Elliott was there to guide the way to one of his latest creations – a cluster of adobe-style buildings offering services and community to homeless Oaklanders who have taken up residence on Caltrans property beneath Interstate 880.
Featuring protruding branches, painted flowers and roofs stocked with succulents, the structures – a kitchen, health clinic, pizza oven and more - have for the past six months offered an oasis amid burned-out vehicles and abandoned junk.
“It’s the best thing that ever happened to this place,” said resident Jude Margacz, before pointing to the surrounding landscape, including his nearby RV. “Before this was here, it all looked like that.

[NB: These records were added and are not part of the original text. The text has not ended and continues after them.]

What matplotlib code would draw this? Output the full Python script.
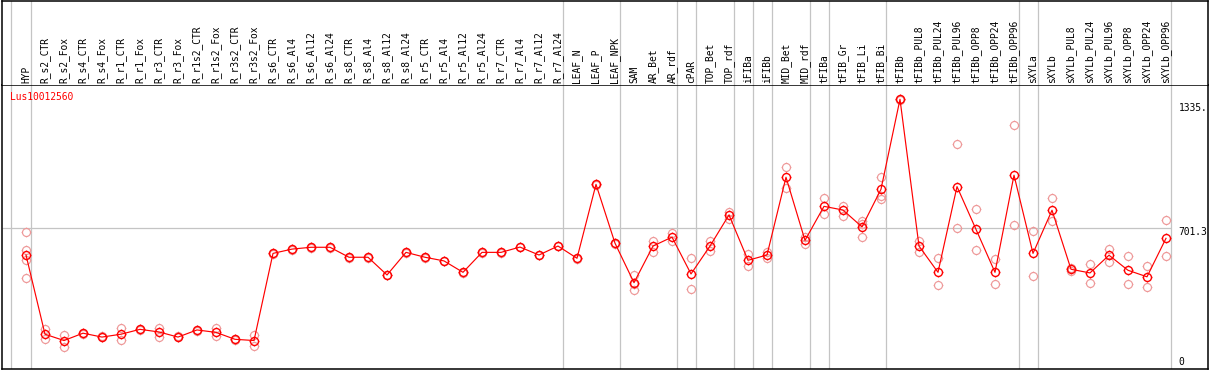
"""
Expression profile of one gene across sample groups (mean + replicates).
"""

import numpy as np
import matplotlib
matplotlib.use("Agg")
import matplotlib.pyplot as plt
from matplotlib.path import Path

W, H = 1209, 370

gene = "Lus10012560"

categories = [
    "HYP", "R_s2_CTR", "R_s2_Fox", "R_s4_CTR", "R_s4_Fox", "R_r1_CTR",
    "R_r1_Fox", "R_r3_CTR", "R_r3_Fox", "R_r1s2_CTR", "R_r1s2_Fox",
    "R_r3s2_CTR", "R_r3s2_Fox", "R_s6_CTR", "R_s6_Al4", "R_s6_Al12",
    "R_s6_Al24", "R_s8_CTR", "R_s8_Al4", "R_s8_Al12", "R_s8_Al24",
    "R_r5_CTR", "R_r5_Al4", "R_r5_Al12", "R_r5_Al24", "R_r7_CTR",
    "R_r7_Al4", "R_r7_Al12", "R_r7_Al24", "LEAF_N", "LEAF_P", "LEAF_NPK",
    "SAM", "AR_Bet", "AR_rdf", "cPAR", "TOP_Bet", "TOP_rdf", "iFIBa",
    "iFIBb", "MID_Bet", "MID_rdf", "tFIBa", "tFIB_Gr", "tFIB_Li", "tFIB_Bi",
    "tFIBb", "tFIBb_PUL8", "tFIBb_PUL24", "tFIBb_PUL96", "tFIBb_OPP8",
    "tFIBb_OPP24", "tFIBb_OPP96", "sXYLa", "sXYLb", "sXYLb_PUL8",
    "sXYLb_PUL24", "sXYLb_PUL96", "sXYLb_OPP8", "sXYLb_OPP24", "sXYLb_OPP96",
]

means = [
    570, 181, 150, 186, 167, 181, 205, 192, 167, 202, 190, 156, 150,
    578, 599, 608, 608, 559, 559, 472, 583, 559, 541, 485, 583, 583,
    609, 570, 614, 554, 917, 628, 434, 614, 658, 477, 614, 767, 544,
    570, 952, 642, 809, 791, 708, 893, 1335, 614, 485, 906, 696, 485,
    962, 578, 790, 500, 482, 569, 495, 463, 652,
]

replicates = [
    [682, 595, 546, 456], [207, 156], [179, 120], [188, 183], [165, 170],
    [210, 153], [208, 202], [213, 167], [165, 170], [199, 204], [210, 172],
    [158, 154], [177, 122],
    [576, 580], [597, 601], [606, 610], [606, 610], [557, 561], [557, 561],
    [470, 474], [581, 585], [557, 561], [539, 543], [483, 487], [581, 585],
    [581, 585], [607, 611], [568, 572], [612, 616],
    [552, 556], [915, 919], [626, 630],
    [472, 430, 400], [640, 583], [677, 640], [554, 402], [637, 590],
    [783, 746], [574, 518], [554, 586], [1001, 901], [660, 623], [849, 770],
    [812, 762], [737, 720, 657], [955, 860, 845], [1333, 1337],
    [640, 586], [554, 421], [1114, 701], [795, 593], [550, 426], [1207, 716],
    [687, 467], [849, 737], [506, 493], [526, 433], [598, 534], [564, 428],
    [515, 413], [741, 564],
]

# last index of each sample group; a gray rule is drawn just after it
group_ends = [-1, 0, 28, 31, 34, 35, 37, 38, 39, 41, 42, 45, 52, 53, 60]

grid_value = 701.3
axis_values = [0, 701.3, 1335]
axis_labels = ["0", "701.3", "1335."]

RED = "#ff0000"
PINK = "#ee9999"
GRAY = "#c4c4c4"


def px_box(x0, y0, x1, y1):
    """Figure-fraction rect from pixel corners (origin top-left)."""
    return [x0 / W, 1 - y1 / H, (x1 - x0) / W, (y1 - y0) / H]


def ringed_marker():
    """Open circle with four short ticks sticking out of it."""
    parts = [Path.unit_circle()]
    for dx, dy in [(0, 1), (0, -1), (1, 0), (-1, 0)]:
        parts.append(Path([[dx, dy], [dx * 1.22, dy * 1.22]],
                          [Path.MOVETO, Path.LINETO]))
    return Path.make_compound_path(*parts)


mk = ringed_marker()
x = np.arange(len(categories))
sep_x = [g + 0.25 for g in group_ends]
sep_x[0] = group_ends[0] + 0.2

fig = plt.figure(figsize=(W / 100, H / 100), dpi=100)
ax = fig.add_axes(px_box(1.5, 85, 1208, 368.5))
hx = fig.add_axes(px_box(1.5, 0.5, 1208, 85), sharex=ax)

xlim = ((1.5 - 26) / 19, (1208 - 26) / 19)
ax.set_xlim(*xlim)
ax.set_ylim(12.6, 1405)
hx.set_ylim(0, 1)

for a in (ax, hx):
    a.set_xticks([])
    a.set_yticks([])
    for s in a.spines.values():
        s.set_color("black")
        s.set_linewidth(1.1)
    for sx in sep_x:
        a.axvline(sx, color=GRAY, lw=0.9, zorder=1)
hx.spines["bottom"].set_visible(False)

ax.hlines(grid_value, xlim[0], sep_x[-1], color=GRAY, lw=0.9, zorder=1)

# replicate points
for i, reps in enumerate(replicates):
    ax.plot([i] * len(reps), reps, linestyle="none", marker=mk,
            markersize=7, markerfacecolor="none", markeredgecolor=PINK,
            markeredgewidth=0.85, zorder=2)

ax.plot(x, means, color=RED, lw=0.85, zorder=3)
ax.plot(x, means, linestyle="none", marker=mk, markersize=7,
        markerfacecolor="none", markeredgecolor=RED, markeredgewidth=1.0,
        zorder=4)

# sample names in the header
for i, name in enumerate(categories):
    hx.text(i, 2.0 / 85, name, rotation=90, ha="center", va="bottom",
            fontsize=6.9, family="DejaVu Sans Mono", color="black")

# value labels at the right edge (nudged to stay inside the frame)
nudge = [9, -4, -8.5]
for v, lab, dy in zip(axis_values, axis_labels, nudge):
    ax.annotate(lab, xy=(sep_x[-1], v), xytext=(8, dy),
                textcoords="offset pixels", ha="left", va="center",
                fontsize=6.9, family="DejaVu Sans Mono", color="black",
                annotation_clip=False)

fig.text(10 / W, 1 - 97 / H, gene, ha="left", va="center", fontsize=6.9,
         family="DejaVu Sans Mono", color=RED)

fig.savefig("out.png", dpi=100)
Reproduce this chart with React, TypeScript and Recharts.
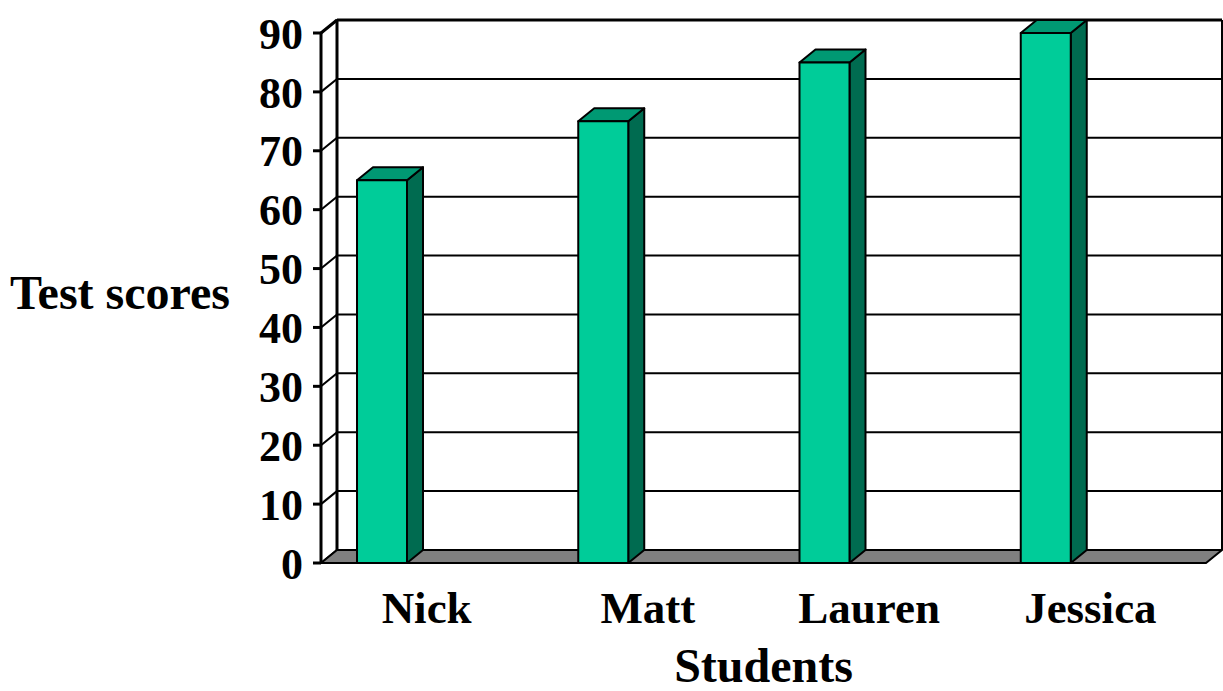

Cars and garbage…It’s amazing what it did for this place.”
Built and envisioned by nonprofits Essential Food and Medicine, Artists Building Communities and Elliott’s Petaluma-based Living Earth Structures, the unsanctioned community center is used for weekend pizza nights, hot showers and even minor medical care.
If not for the looming threat of demolition, this gathering spot would represent the type of resident-led, tiny home solution that homelessness activists have long sought. Sonoma County’s elected officials are beginning to embrace the approach, too, pushing forward with plans to spend millions building tiny home communities to serve homeless residents in Santa Rosa and Petaluma.
The striking gambit comes as local leaders, mired in calls for change, confront the specter of surging homelessness in a region just now emerging from coronavirus-induced economic upheaval.
“We’re going to have to figure out, as a county, as a city, as a region, how we are taking care of our own,” Petaluma City Manager Peggy Flynn said in a phone interview July 15. “We’re a city that’s getting stronger because we’re rebuilding based on the needs that we are seeing. It’s a better approach than not dealing with it proactively.”
…
Nearly 18 months after Sonoma County supervisors established the 60-unit, Los Guilicos Village in east Santa Rosa amid pressure to disband a surging encampment along the Joe Rodota Trail, leaders across the county are piecing together plans for at least two more tiny home villages.
Santa Rosa is in discussions with county officials to partner for a second site within city limits. And in Petaluma, the county’s second-largest city, elected leaders are poised to tap $1.7 million in federal coronavirus relief funding for a village that could house more than two dozen residents.
Petaluma officials have targeted city-owned property near the city’s largest homeless shelter, the 80-bed Mary Isaak Center, for its inaugural village.
Early plans call for 25 of the tiny homes, which are typically smaller than 100 square feet, with no bathrooms or kitchens. Flynn said she wants the first shelters up before the rainy season begins.
The site surrounding the Hopper Street shelter is a mishmash of facilities, including the city’s vehicle fleet maintenance yard and the operations hub for North Bay Animal Services. The gleaming Courtyard by Marriott hotel, less than a year old, sits two blocks south, at the gateway to a new residential subdivision dotted with riverfront single-family homes.
“We have also looked at sites in other areas of town, but keep coming back to the proximity to (the shelter) as a key factor for operational efficiency,” Assistant City Manager Brian Cochran said in an email to the Petaluma City Council on Monday evening.
Cochran said staff envisioned the project as temporary, lasting three years, or until other housing options become available.